Il magistrato trevigiano si sofferma a lungo sul tema delle carriere, ed in un punto sintetizza l’obbrobrio: “L’onorevole Berlusconi (ma poteva essere chiunque) viene inquisito dal dottor Borrelli e viene giudicato da un tribunale presieduto dal dottor Ghezzi. Il dottor Ghezzi, nel frattempo, chiede il trasferimento alle dipendenze del dottor Borrelli. Berlusconi viene condannato ed impugna la sentenza. Berlusconi in questo modo finisce davanti alla Corte d’appello di Milano.
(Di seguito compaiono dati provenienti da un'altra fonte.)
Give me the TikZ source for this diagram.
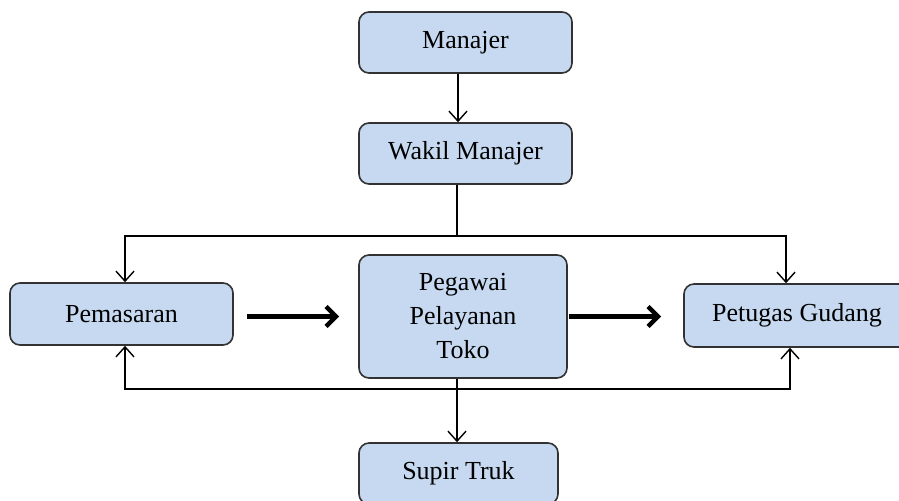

Quella che il dottor Borrelli presiede”. Non ci vogliono particolari studi di diritto per rendersi conto che una cosa simile non regge. E’ sufficiente un po’ di buon senso. Eppure questa è la situazione italiana, questa è la situazione che i paladini dell’unità delle carriere vogliono conservare e perpetuare.
Quando mette in evidenza le deviazioni della magistratura, il suo protagonismo, la sproporzione delle forze fra accusa e difesa, l’abominevole uso delle testimonianze senza testimone, Nordio usa la terza persona singolare o plurale (“la magistratura”, “i magistrati”), ma aggiunge fra parentesi la prima persona plurale. Fra quei magistrati, difatti, c’è anche lui. E’ un segno di onestà intellettuale che ci piace sottolineare proprio perché raro.
Epperò ci domandiamo: avremmo mai avuto la possibilità di leggere queste pagine, sarebbero, cioè, state pubblicate, il loro autore sarebbe mai stato un editorialista di diversi quotidiani, se non fosse stato anche un magistrato reso famoso dalle inchieste che ha condotto? Il quesito è retorico. A noi basta sperare che dal male possa nascere il bene.